Como manter a tradição deu prémio a dupla de arquitetos portugueses
A Cinemateca Portuguesa e o ANIM - Arquivo Nacional de Imagem em Movimento. O edifício da câmara municipal de Odemira, a biblioteca pública de Portel e o Museu Arqueológico de São Miguel de Odrinhas, em Sintra. Cinco edifícios públicos que têm em comum a assinatura dos arquitetos portugueses Alberto Castro Nunes e António Maria Braga, que esta quinta-feira recebem em Madrid o prémio Rafael Manzano da Nova Arquitetura Tradicional em 2019.
O galardão é atribuído a profissionais que defendam modos de construção apoiados em formas e técnicas tradicionais. O júri reconhece que os portugueses se "têm destacado na prática das tradições arquitetónicas portuguesas, tanto na realização de novos edifícios clássicos e vernáculos, responsáveis na maior parte por diversas administrações públicas, assim como pelas suas intervenções em edifícios existentes".
Alberto Castro Nunes e António Maria Braga defendem métodos construtivos tradicionais, uma continuidade com as formas anteriores ao modernismo e, sempre que possível, sem betão ou cimento, materiais mais poluentes e menos duráveis do que a cal que com a construção industrializada foi caindo em desuso, mas da qual foram feitos edifícios tão antigos como o templo de Diana, em Évora, ou o Parténon, em Atenas.

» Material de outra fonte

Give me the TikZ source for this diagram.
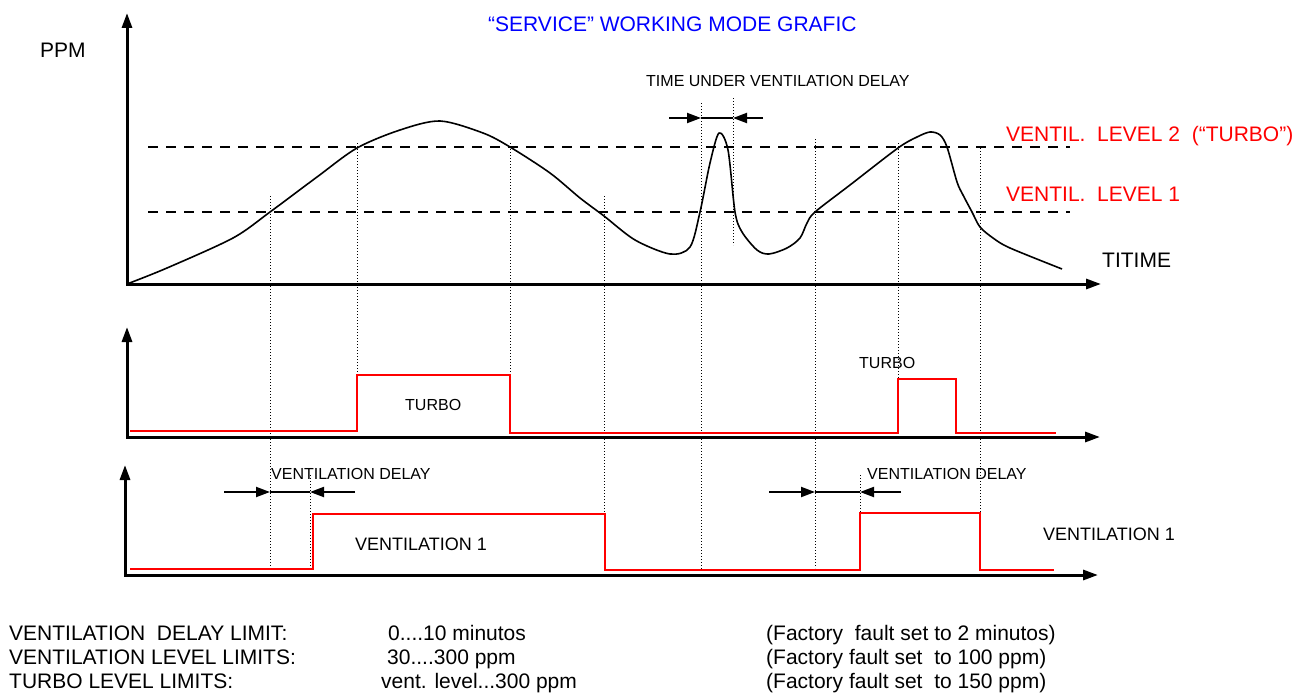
\documentclass[tikz,border=0pt]{standalone}
\usepackage{fontspec}
\setmainfont{Liberation Sans}
\usetikzlibrary{arrows.meta}

\tikzset{
  axis/.style={line width=3pt,line join=miter,{Triangle[length=15pt,width=10pt]}-{Triangle[length=15pt,width=10pt]}},
  level/.style={line width=2.5pt,dash pattern=on 10pt off 8pt},
  guide/.style={line width=1pt,dash pattern=on 1pt off 2pt},
  signal/.style={line width=2.5pt,red},
  delay/.style={line width=2pt,-{Triangle[length=14pt,width=10pt]}},
  ppmcurve/.style={line width=1.6pt,line join=round},
  big/.style={inner sep=0pt,anchor=base west,font=\fontsize{21}{25}\selectfont},
  mid/.style={inner sep=0pt,anchor=base west,font=\fontsize{18}{22}\selectfont},
  small/.style={inner sep=0pt,anchor=base west,font=\fontsize{16}{19}\selectfont},
}

\begin{document}
\begin{tikzpicture}[x=1pt,y=-1pt]
    \useasboundingbox (0,0) rectangle (1311,693);

    \node[big,blue] (title) at (488,32) {“SERVICE” WORKING MODE GRAFIC};
    \node[big] (ppm) at (40,57) {PPM};
    \node[small] (under) at (646,86) {TIME UNDER VENTILATION DELAY};
    \node[big,red] (lv2) at (1006,141) {VENTIL.\ \ LEVEL 2\ \ (“TURBO”)};
    \node[big,red] (lv1) at (1006,201) {VENTIL.\ \ LEVEL 1};
    \node[big] (titime) at (1102,267) {TITIME};

    \draw[guide] (270,196) -- (270,568);
    \draw[guide] (357,143) -- (357,433);
    \draw[guide] (510,143) -- (510,433);
    \draw[guide] (604,196) -- (604,570);
    \draw[guide] (701,103) -- (701,570);
    \draw[guide] (733,98) -- (733,245);
    \draw[guide] (815,139) -- (815,568);
    \draw[guide] (898,143) -- (898,433);
    \draw[guide] (980,148) -- (980,570);
    \draw[guide] (310,475) -- (310,568);
    \draw[guide] (860,475) -- (860,568);

    \draw[level] (148,147) -- (1070,147);
    \draw[level] (148,212) -- (1070,212);

    \draw[ppmcurve] plot[smooth,tension=0.5] coordinates {
        (127,284) (167,268) (233,238) (270,212) (317,177) (357,148) (400,130)
        (440,121) (483,133) (510,147) (550,173) (580,198) (604,216) (635,240)
        (670,254) (690,247) (700,212) (710,163) (719,133) (728,150)
        (735,212) (742,232) (757,250) (769,254) (787,248) (800,238) (807,223)
        (815,212) (850,185) (898,148) (917,137) (930,132) (940,135) (947,147)
        (957,182) (963,195) (972,212) (980,227) (993,238) (1010,248) (1062,269)};

    \coordinate (ua) at (669,118); \coordinate (ub) at (701,118);
    \coordinate (uc) at (733,118); \coordinate (ud) at (763,118);
    \draw[delay] (ua) -- (ub);
    \draw[line width=2pt] (ub) -- (uc);
    \draw[delay] (ud) -- (uc);

    \draw[axis] (127,13) -- (127,284) -- (1101,284);

    \draw[signal] (130,431) -- (357,431) -- (357,375) -- (510,375) -- (510,433)
        -- (898,433) -- (898,379) -- (956,379) -- (956,433) -- (1056,433);
    \draw[axis] (127,327) -- (127,437) -- (1100,437);
    \node[small] (turbo1) at (405,410) {TURBO};
    \node[small] (turbo2) at (859,368) {TURBO};

    \node[small] (vdel1) at (271,479) {VENTILATION DELAY};
    \node[small] (vdel2) at (867,479) {VENTILATION DELAY};
    \coordinate (da) at (224,492); \coordinate (db) at (270,492);
    \coordinate (dc) at (310,492); \coordinate (dd) at (355,492);
    \draw[delay] (da) -- (db);
    \draw[line width=2pt] (db) -- (dc);
    \draw[delay] (dd) -- (dc);
    \coordinate (ea) at (769,492); \coordinate (eb) at (815,492);
    \coordinate (ec) at (860,492); \coordinate (ed) at (901,492);
    \draw[delay] (ea) -- (eb);
    \draw[line width=2pt] (eb) -- (ec);
    \draw[delay] (ed) -- (ec);

    \draw[signal] (130,569) -- (313,569) -- (313,514) -- (605,514) -- (605,570)
        -- (860,570) -- (860,513) -- (980,513) -- (980,570) -- (1054,570);
    \draw[axis] (125,465) -- (125,575) -- (1098,575);
    \node[mid] (vent1) at (355,550) {VENTILATION 1};
    \node[mid] (vent2) at (1043,540) {VENTILATION 1};

    \node[big] (lim1) at (9,640) {VENTILATION\ \ DELAY LIMIT:};
    \node[big] (lim2) at (9,664) {VENTILATION LEVEL LIMITS:};
    \node[big] (lim3) at (9,688) {TURBO LEVEL LIMITS:};
    \node[big] (rng1) at (388,640) {0....10 minutos};
    \node[big] (rng2) at (387,664) {30....300 ppm};
    \node[big] (rng3) at (381,688) {vent. level...300 ppm};
    \node[big] (fab1) at (766,640) {(Factory\ \ fault set to 2 minutos)};
    \node[big] (fab2) at (766,664) {(Factory fault set\ \ to 100 ppm)};
    \node[big] (fab3) at (766,688) {(Factory fault set\ \ to 150 ppm)};
\end{tikzpicture}
\end{document}
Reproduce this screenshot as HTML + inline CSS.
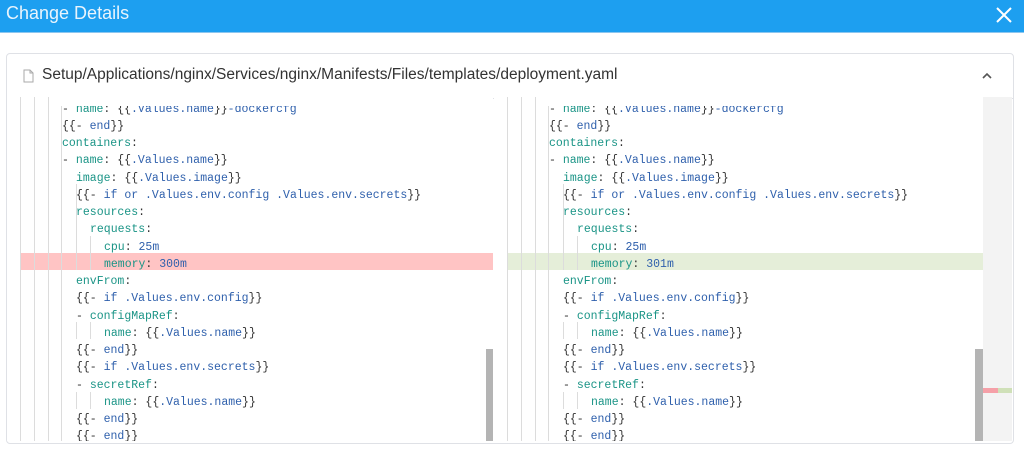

"No desenvolvimento destes trabalhos é evidente o forte compromisso com os materiais naturais e os ofícios tradicionais da construção, procurando que as suas obras se caracterizam pela sua durabilidade, sustentabilidade e pela sua beleza", salienta o júri sobre os premiados.
Formados em Arquitetura em 1980 na Escola Superior de Belas Artes, em Lisboa, contam que quando saíram a faculdade sabiam pouco sobre arquitetura. Pertencem a uma "fornada" que quis pôr em causa as linhas retas e o betão - um pós-modernismo que até meados dos anos 90 era aceite com naturalidade. "Havia uma vontade de dominar o modernismo dominante", contam na sua apresentação oficial.
Começaram a trabalhar juntos quando começaram a fazer trabalhos grandes, predominantemente edifícios públicos. Um dos primeiros foi o tribunal de Foz Côa, onde já foram à procura de elementos da arquitetura regional. Um dos maiores projetos foi o ANIM, em Loures. "O que nos preocupa é que a tradição se mantenha no que projetamos", diz Alberto Castro Nunes. "E integrar os edifícios nos locais onde são construídos, preocupa-nos a construção em continuidade com a historia".
"Trata-se em geral de obras de pequena escala, ou decompostas em elementos que são capazes de recompor a mesma, que conseguem curar os tecidos urbanos nos quais estão inseridas, e que recuperam o equilíbrio com a natureza e com a cultura local. Além disso, a utilização das formas clássicas e vernáculas não está isento de criatividade e originalidade, o qual demonstra a mestria arquitectónica", acrescenta o júri composto por arquitetos dedicados ao estudo da nova arquitetura tradicional (e, entre eles, o vencedor de 2017, o português José Baganha).
"Cada um dos trabalhos constitui um verdadeiro manifesto sobre a formação cívica, o respeito pelas características próprias de cada sítio, o humanismo e a dedicação da comunidade", diz ainda a nota do júri, em sintonia com os propósitos que levaram o filantropo norte-americano Richard H. Driehaus a criar um fundo - e um prémio de 200 mil euros - de preservação da arquitetura clássica e vernacular, instituído em 2003, nos antípodas do Pritzker, o mais conhecido dos prémios de arquitetura e atribuído já a dois arquitetos portugueses - Siza Vieira (1992) e Souto Moura (2011).
O prémio Rafael Manzano, assim designado em homenagem do arquiteto espanhol, académico e estudioso do classicismo ocidental e islâmico, tem um valor de 50 mil euros e é atribuído desde 2012 e em Portugal desde 2017. É organizado pela rede INTBAU - International Network for Traditional Building Architecture and Urbanism, uma organização fundada e patrocinada por Carlos de Inglaterra e implementada em Portugal pela Fundação Serra Henriques.